> [Goal] Go through the lines below. Copy those with "that".

> [Input rows]
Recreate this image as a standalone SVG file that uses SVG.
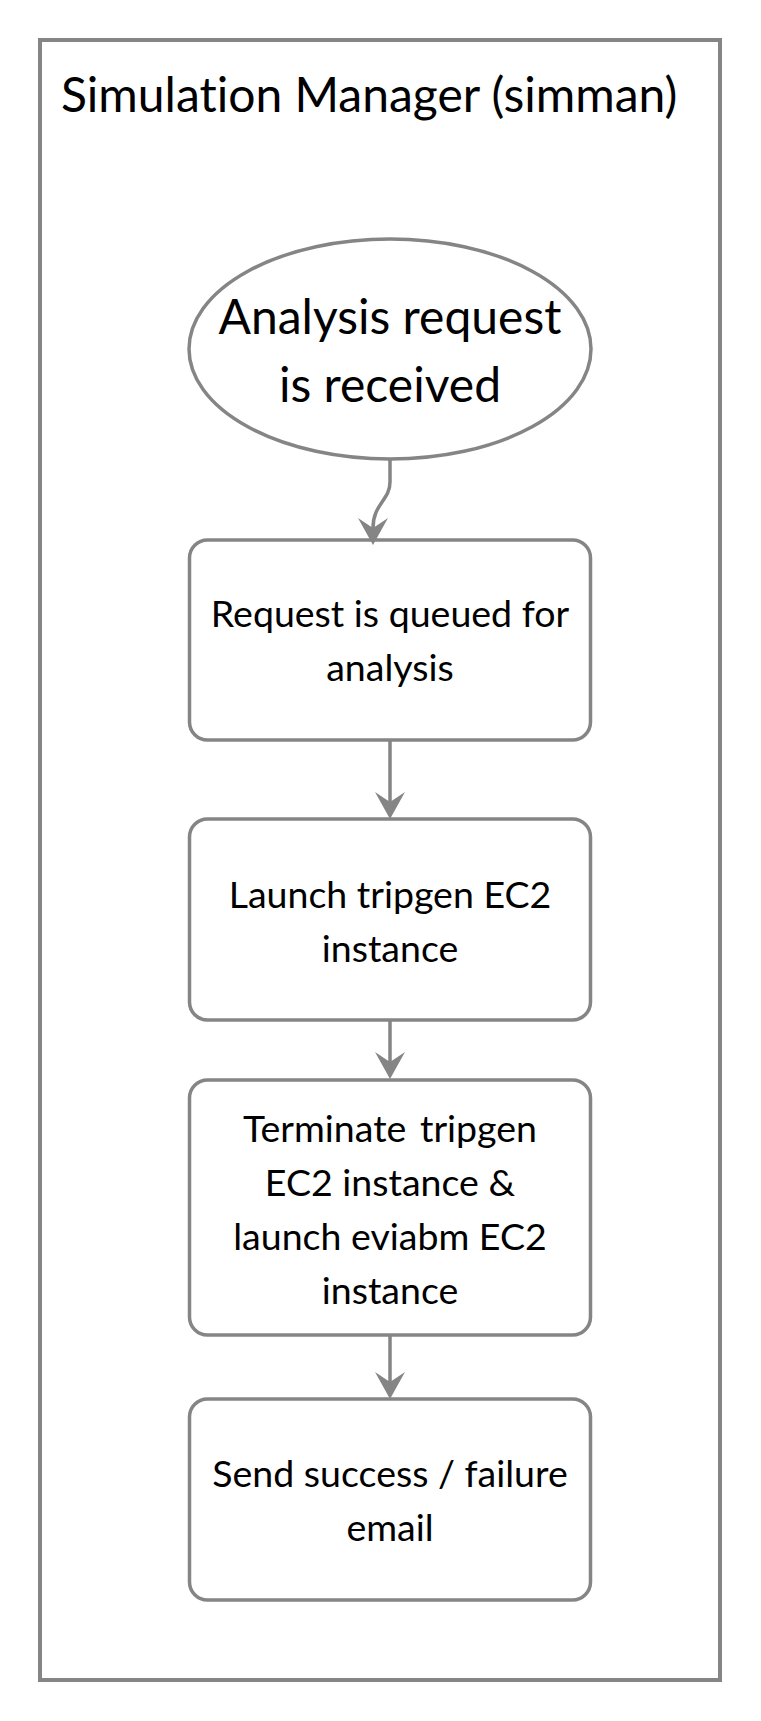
<svg xmlns="http://www.w3.org/2000/svg" width="761" height="1721" viewBox="0 0 761 1721">
<style>
.frame{fill:#ffffff;stroke:#858585;stroke-width:4}
.node{fill:#ffffff;stroke:#858585;stroke-width:3.5}
.conn{fill:none;stroke:#858585;stroke-width:3.5}
text{font-family:Lato,"Liberation Sans",sans-serif;fill:#000000;font-variant-ligatures:none}
.lbl{font-size:37.5px;text-anchor:middle}
.big{font-size:48px;text-anchor:middle}
.title{font-size:48px}
</style>
<defs>
<marker id="arr" markerUnits="userSpaceOnUse" viewBox="0 -15 27 30" markerWidth="27" markerHeight="30" refX="10" refY="0" orient="auto">
<path d="M0,-15 L27,0 L0,15 L10,0 Z" fill="#858585"/>
</marker>
</defs>
<rect width="761" height="1721" fill="#ffffff"/>
<g id="container">
<rect class="frame" x="40" y="40" width="680" height="1640"/>
<text class="title" x="61" y="112">Simulation Manager (simman)</text>
</g>
<g id="start">
<ellipse class="node" cx="390" cy="349" rx="201" ry="110"/>
<text class="big" x="390" y="334">Analysis request</text>
<text class="big" x="390" y="402">is received</text>
</g>
<g id="queue">
<rect class="node" x="189.5" y="540" width="401" height="200" rx="18"/>
<text class="lbl" x="390" y="627">Request is queued for</text>
<text class="lbl" x="390" y="681">analysis</text>
</g>
<g id="tripgen">
<rect class="node" x="189.5" y="819" width="401" height="201" rx="18"/>
<text class="lbl" x="390" y="908">Launch tripgen EC2</text>
<text class="lbl" x="390" y="962">instance</text>
</g>
<g id="eviabm">
<rect class="node" x="189.5" y="1080" width="401" height="255" rx="18"/>
<text class="lbl" x="390" y="1142">Terminate <tspan dx="4">tripgen</tspan></text>
<text class="lbl" x="390" y="1196">EC2 instance &amp;</text>
<text class="lbl" x="390" y="1250">launch eviabm EC2</text>
<text class="lbl" x="390" y="1304">instance</text>
</g>
<g id="email">
<rect class="node" x="189.5" y="1399" width="401" height="201" rx="18"/>
<text class="lbl" x="390" y="1487">Send success / failure</text>
<text class="lbl" x="390" y="1541">email</text>
</g>
<g id="connectors">
<path class="conn" d="M390,459 L390,482 C390,500 373,504 373,528" marker-end="url(#arr)"/>
<path class="conn" d="M390,740 L390,802" marker-end="url(#arr)"/>
<path class="conn" d="M390,1020 L390,1062" marker-end="url(#arr)"/>
<path class="conn" d="M390,1335 L390,1382" marker-end="url(#arr)"/>
</g>
</svg>
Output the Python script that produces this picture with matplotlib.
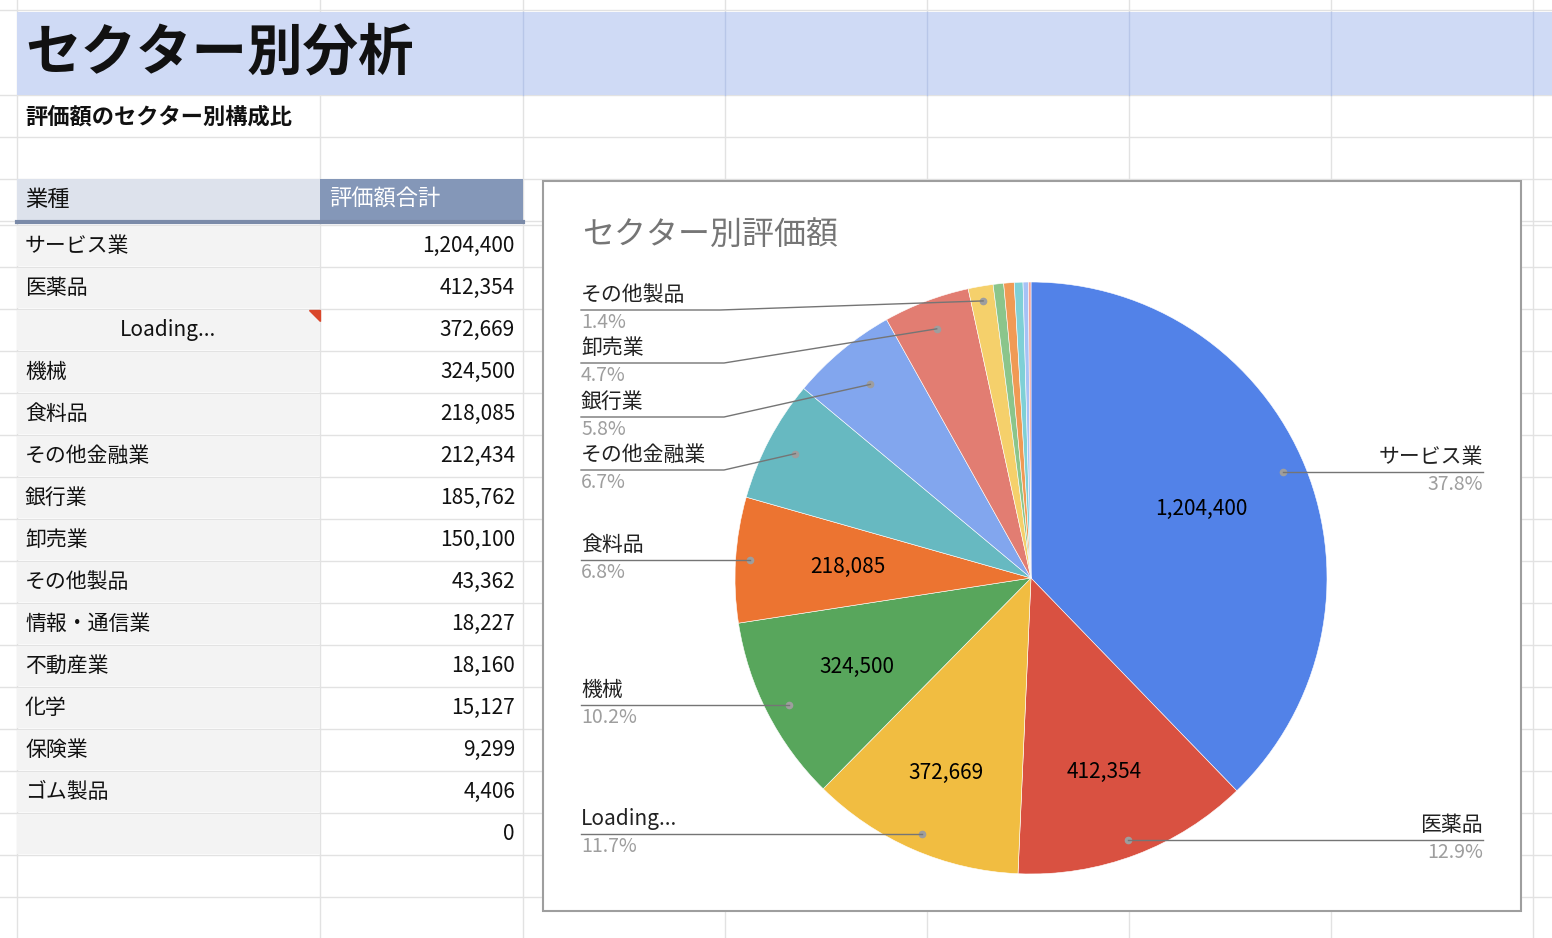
import matplotlib
matplotlib.use("Agg")
import matplotlib.pyplot as plt
from matplotlib.patches import Rectangle, Polygon
import numpy as np

plt.rcParams["font.family"] = ["Noto Sans CJK JP", "DejaVu Sans"]

title = "セクター別分析"
subtitle = "評価額のセクター別構成比"
col_headers = ["業種", "評価額合計"]
categories = ["サービス業", "医薬品", "Loading...", "機械", "食料品", "その他金融業", "銀行業",
              "卸売業", "その他製品", "情報・通信業", "不動産業", "化学", "保険業", "ゴム製品", ""]
values = [1204400, 412354, 372669, 324500, 218085, 212434, 185762,
          150100, 43362, 18227, 18160, 15127, 9299, 4406, 0]
chart_title = "セクター別評価額"
colors = ["#5282e8", "#d95141", "#f1bd41", "#58a65c", "#ec7431", "#67b9c1", "#82a6ee",
          "#e27d72", "#f5d06b", "#8bc58b", "#f09a55", "#7fd0d6", "#a6c2f6", "#f2a49c"]

W, H = 1552, 938
fig = plt.figure(figsize=(W / 100, H / 100), dpi=100)
ax = fig.add_axes([0, 0, 1, 1])
Y = lambda y: H - y

def rect(x0, y0, x1, y1, fc, ec="none", lw=0, z=1):
    ax.add_patch(Rectangle((x0, Y(y1)), x1 - x0, y1 - y0, facecolor=fc, edgecolor=ec, linewidth=lw, zorder=z))

def txt(x, y, s, **kw):
    ax.text(x, Y(y), s, **kw)

# grid
grid_c = "#e2e2e2"
vx = [17, 320, 523, 725, 927, 1129, 1331, 1533]
hy = [10, 95, 137, 179, 221] + [225 + 42 * i for i in range(17)]
for x in vx:
    ax.plot([x, x], [0, H], color=grid_c, lw=1, zorder=0)
for y in hy:
    ax.plot([0, W], [Y(y), Y(y)], color=grid_c, lw=1, zorder=0)

# title band
rect(17, 12, W, 95, "#cfdaf5", z=1)
for x in vx[2:]:
    ax.plot([x, x], [Y(12), Y(95)], color="#b8c6e8", lw=1, zorder=1.5)
txt(25, 53, title, fontsize=40, fontweight="bold", va="center", color="#111111", zorder=3)
txt(25, 117, subtitle, fontsize=16, fontweight="bold", va="center", color="#111111", zorder=3)

# table
rect(17, 179, 320, 221, "#dde2ec", z=1)
rect(320, 179, 523, 221, "#8497b8", z=1)
ax.plot([17, 523], [Y(222), Y(222)], color="#7a8aa8", lw=3, zorder=2)
txt(25, 199, col_headers[0], fontsize=16, style="italic", va="center", color="#111111", zorder=3)
txt(329, 199, col_headers[1], fontsize=16, va="center", color="white", zorder=3)
for i, (c, v) in enumerate(zip(categories, values)):
    yc = 246 + 42 * i
    rect(17, yc - 20, 320, yc + 20, "#f3f3f3", z=0.5)
    if c == "Loading...":
        txt(168, yc, c, fontsize=15, va="center", ha="center", color="#111111", zorder=3)
        ax.add_patch(Polygon([(309, Y(310)), (320, Y(310)), (320, Y(321))], color="#d9472b", zorder=3))
    else:
        txt(25, yc, c, fontsize=15, va="center", color="#111111", zorder=3)
    txt(515, yc, f"{v:,}", fontsize=15, va="center", ha="right", color="#111111", zorder=3)

# chart box
rect(543, 181, 1521, 911, "white", ec="#9e9e9e", lw=1.5, z=2)
txt(582, 235, chart_title, fontsize=23, va="center", color="#757575", zorder=3)

vals = np.array([v for v in values if v > 0], dtype=float)
labs = [c for c, v in zip(categories, values) if v > 0]
cx, cy, R = 1031, 578, 296
wedges, _ = ax.pie(vals, startangle=90, counterclock=False, center=(cx, Y(cy)), radius=R,
                   colors=colors[:len(vals)], wedgeprops=dict(edgecolor="white", linewidth=0.4))
for w in wedges:
    w.set_zorder(3)
frac = vals / vals.sum()
cum = np.cumsum(frac) - frac / 2
ang = cum * 2 * np.pi  # clockwise from top

def pt(i, r):
    return cx + r * np.sin(ang[i]), cy - r * np.cos(ang[i])

# inside values for top 5
inner_r = [0.62, 0.7, 0.72, 0.66, 0.62]
for i in range(5):
    x, y = pt(i, R * inner_r[i])
    txt(x, y, f"{int(vals[i]):,}", fontsize=15, ha="center", va="center", color="black", zorder=5)

# external labels: (index, side, label y, elbow x)
ext = [(0, "R", 472, None), (1, "R", 840, None), (2, "L", 834, None), (3, "L", 705, None),
       (4, "L", 560, None), (5, "L", 470, 724), (6, "L", 417, 724), (7, "L", 363, 724), (8, "L", 310, 720)]
dot_r = {0: 0.92, 1: 0.92, 2: 0.92, 3: 0.92, 4: 0.95, 5: 0.9, 6: 0.85, 7: 0.9, 8: 0.95}
lc = "#757575"
for i, side, ly, ex in ext:
    px, py = pt(i, R * dot_r[i])
    if ex is None:
        py = ly
    ax.plot([px], [Y(py)], "o", color="#9e9e9e", ms=4.5, zorder=6)
    if side == "R":
        ax.plot([px, 1483], [Y(ly), Y(ly)], color=lc, lw=1, zorder=6)
        txt(1483, ly - 4, labs[i], fontsize=15, ha="right", va="bottom", color="#222222", zorder=6)
        txt(1483, ly + 2, f"{frac[i]*100:.1f}%", fontsize=14, ha="right", va="top", color="#9e9e9e", zorder=6)
    else:
        if ex is None:
            ax.plot([581, px], [Y(ly), Y(ly)], color=lc, lw=1, zorder=6)
        else:
            ax.plot([581, ex, px], [Y(ly), Y(ly), Y(py)], color=lc, lw=1, zorder=6)
        txt(581, ly - 4, labs[i], fontsize=15, ha="left", va="bottom", color="#222222", zorder=6)
        txt(581, ly + 2, f"{frac[i]*100:.1f}%", fontsize=14, ha="left", va="top", color="#9e9e9e", zorder=6)

ax.set_xlim(0, W)
ax.set_ylim(0, H)
ax.set_aspect("auto")
ax.axis("off")
fig.savefig("out.png", dpi=100)
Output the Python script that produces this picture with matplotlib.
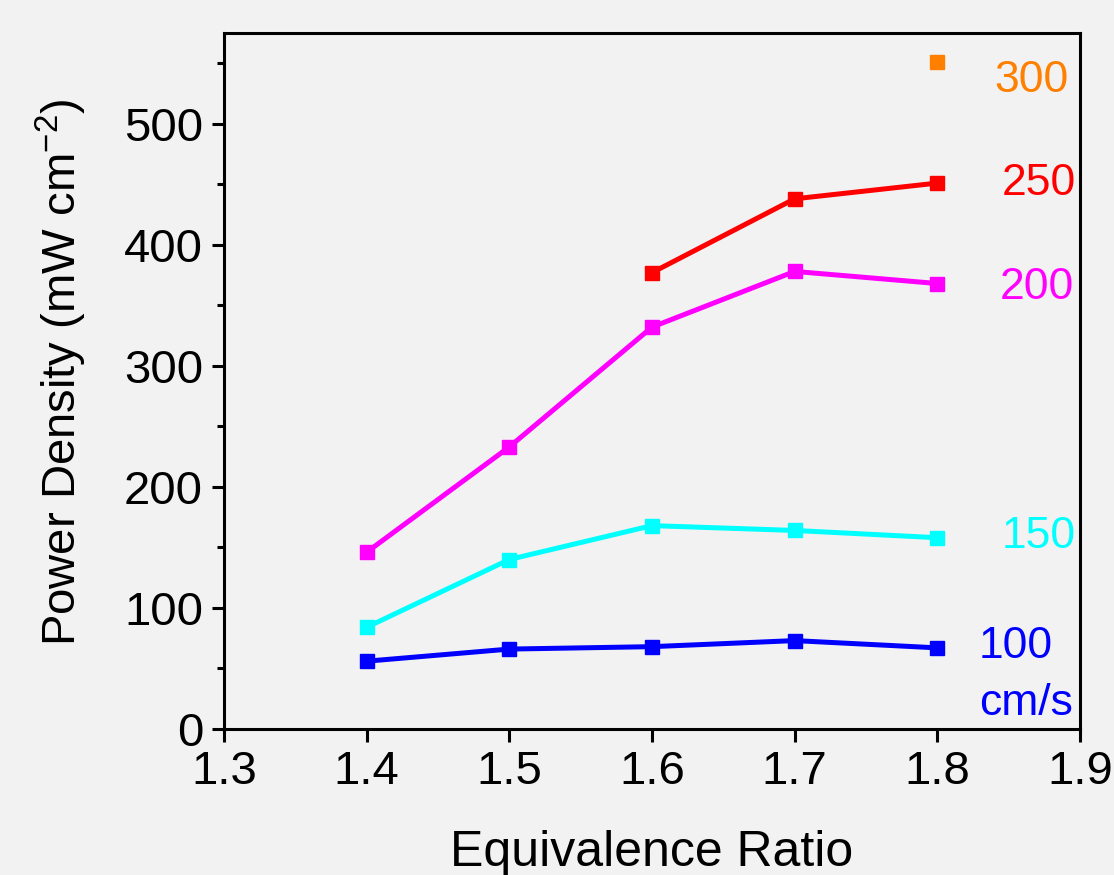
import matplotlib
matplotlib.use('Agg')
import matplotlib.pyplot as plt
from matplotlib.ticker import MultipleLocator

# data: power density vs equivalence ratio per flow velocity
phi = [1.4, 1.5, 1.6, 1.7, 1.8]
v100 = [56, 66, 68, 73, 67]
v150 = [84, 140, 168, 164, 158]
v200 = [146, 233, 332, 378, 368]
phi_250 = [1.6, 1.7, 1.8]
v250 = [377, 438, 451]
phi_300 = [1.8]
v300 = [551]

labels = ['100', '150', '200', '250', '300']
colors = ['#0000FF', '#00FFFF', '#FF00FF', '#FF0000', '#FF8000']

BG = '#F2F2F2'
TICK_FS = 34
XLABEL_FS = 36
YLABEL_FS = 34
SERIES_FS = 32

plt.rcParams.update({
    'font.family': ['Liberation Sans', 'DejaVu Sans'],
    'figure.facecolor': BG,
    'axes.facecolor': BG,
    'axes.linewidth': 2.2,
    'xtick.major.width': 2.2,
    'ytick.major.width': 2.2,
    'ytick.minor.width': 2.2,
    'xtick.major.size': 9,
    'ytick.major.size': 9,
    'ytick.minor.size': 5,
    'xtick.direction': 'out',
    'ytick.direction': 'out',
})

fig = plt.figure(figsize=(11.14, 8.75), dpi=100)
ax = fig.add_axes([0.201, 0.1669, 0.7685, 0.7954])

series = [(phi, v100), (phi, v150), (phi, v200), (phi_250, v250), (phi_300, v300)]
for (xs, ys), c in zip(series, colors):
    ax.plot(xs, ys, '-s', color=c, lw=3.6, ms=10, mec=c)

# series labels on the right side
label_pos = [(1.829, 68), (1.845, 159), (1.844, 365), (1.845, 451), (1.840, 536)]
for (tx, ty), lab, c in zip(label_pos, labels, colors):
    ax.text(tx, ty, lab, color=c, ha='left', va='center', fontsize=SERIES_FS)
ax.text(1.829, 21, 'cm/s', color=colors[0], ha='left', va='center', fontsize=SERIES_FS)

ax.set_xlim(1.3, 1.9)
ax.set_ylim(0, 575)
ax.set_xticks([1.3, 1.4, 1.5, 1.6, 1.7, 1.8, 1.9])
ax.set_xticklabels(['1.3', '1.4', '1.5', '1.6', '1.7', '1.8', '1.9'])
ax.yaxis.set_major_locator(MultipleLocator(100))
ax.yaxis.set_minor_locator(MultipleLocator(50))
ax.tick_params(axis='both', labelsize=TICK_FS, pad=6)

ax.set_xlabel('Equivalence Ratio', fontsize=XLABEL_FS, labelpad=26)
ax.set_ylabel('Power Density (mW cm$^{\\mathregular{-2}}$)', fontsize=YLABEL_FS)
ax.yaxis.set_label_coords(-0.158, 0.513)

fig.savefig('out.png', dpi=100, facecolor=BG)
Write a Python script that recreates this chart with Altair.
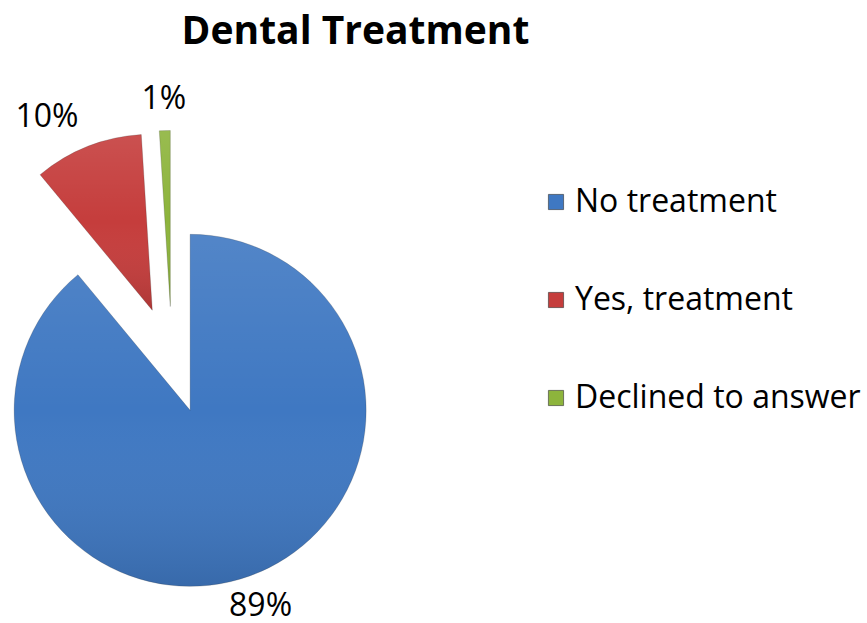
import altair as alt
import pandas as pd

categories = ["No treatment", "Yes, treatment", "Declined to answer"]
values = [89, 10, 1]
labels = ["89%", "10%", "1%"]
colors = ["#3f78c2", "#c53d3c", "#8db43c"]

df = pd.DataFrame({
    "category": categories,
    "value": values,
    "label": labels,
    "order": list(range(len(categories))),
})

TOP = 60          # room for title
CX, CY = 172, 360 - TOP   # unexploded pie centre (view coords)
EXPLODE = 53.5
R = 176
LR = 208
FS = 32

base = (
    alt.Chart(df)
    .transform_joinaggregate(total="sum(value)")
    .transform_window(cum="sum(value)", sort=[alt.SortField("order")], frame=[None, 0])
    .transform_calculate(
        t0="2*PI*(datum.cum - datum.value)/datum.total",
        t1="2*PI*datum.cum/datum.total",
    )
    .transform_calculate(mid="(datum.t0 + datum.t1)/2")
    .transform_calculate(
        vx=f"{CX} + {EXPLODE}*sin(datum.mid)",
        vy=f"{CY} - {EXPLODE}*cos(datum.mid)",
    )
    .transform_calculate(
        lx=f"datum.vx + {LR}*sin(datum.mid) + (sin(datum.mid) < -0.2 ? -0.3*{FS}*length(datum.label) : 0)",
        ly=f"datum.vy - {LR}*cos(datum.mid)",
    )
)

color_scale = alt.Scale(domain=categories, range=colors)

arcs = base.mark_arc(outerRadius=R, stroke="#2a2a2a", strokeWidth=0.6, strokeOpacity=0.35).encode(
    x=alt.X("vx:Q", scale=None),
    y=alt.Y("vy:Q", scale=None),
    theta=alt.Theta("t0:Q", scale=None),
    theta2="t1:Q",
    color=alt.Color(
        "category:N",
        scale=color_scale,
        sort=categories,
        legend=alt.Legend(
            title=None,
            orient="none",
            legendX=540,
            legendY=126,
            symbolType="square",
            symbolSize=230,
            symbolStrokeWidth=0.6,
            symbolStrokeColor="#333333",
            labelFont="Open Sans",
            labelFontSize=FS,
            labelColor="#000000",
            labelOffset=3,
            rowPadding=66,
            padding=0,
            labelLimit=400,
        ),
    ),
)

shade = base.mark_arc(
    outerRadius=R,
    fill=alt.LinearGradient(
        gradient="linear",
        stops=[
            alt.GradientStop(offset=0, color="rgba(255,255,255,0.10)"),
            alt.GradientStop(offset=0.5, color="rgba(255,255,255,0)"),
            alt.GradientStop(offset=1, color="rgba(0,0,0,0.12)"),
        ],
        x1=0, x2=0, y1=0, y2=1,
    ),
).encode(
    x=alt.X("vx:Q", scale=None),
    y=alt.Y("vy:Q", scale=None),
    theta=alt.Theta("t0:Q", scale=None),
    theta2="t1:Q",
)

text = base.mark_text(font="Open Sans", fontSize=FS, color="#000000", align="center", baseline="middle").encode(
    x=alt.X("lx:Q", scale=None),
    y=alt.Y("ly:Q", scale=None),
    text="label:N",
)

chart = (
    alt.layer(arcs, shade, text)
    .properties(
        width=867,
        height=623 - TOP,
        background="white",
        autosize=alt.AutoSizeParams(type="none"),
        padding={"top": TOP, "left": 0, "right": 0, "bottom": 0},
        title=alt.TitleParams(
            "Dental Treatment",
            font="Open Sans",
            fontSize=39,
            fontWeight="bold",
            color="#000000",
            anchor="middle",
            dx=-78,
            offset=8,
        ),
    )
    .configure_view(stroke=None)
)

chart.save("out.html", embed_options={"renderer": "svg", "actions": False})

> [Solved problem]
Recreate this image as a standalone SVG file that uses SVG.
Output the Python script that produces this picture with matplotlib.
Output the Python script that produces this picture with matplotlib.
Write a Python script that recreates this chart with Altair.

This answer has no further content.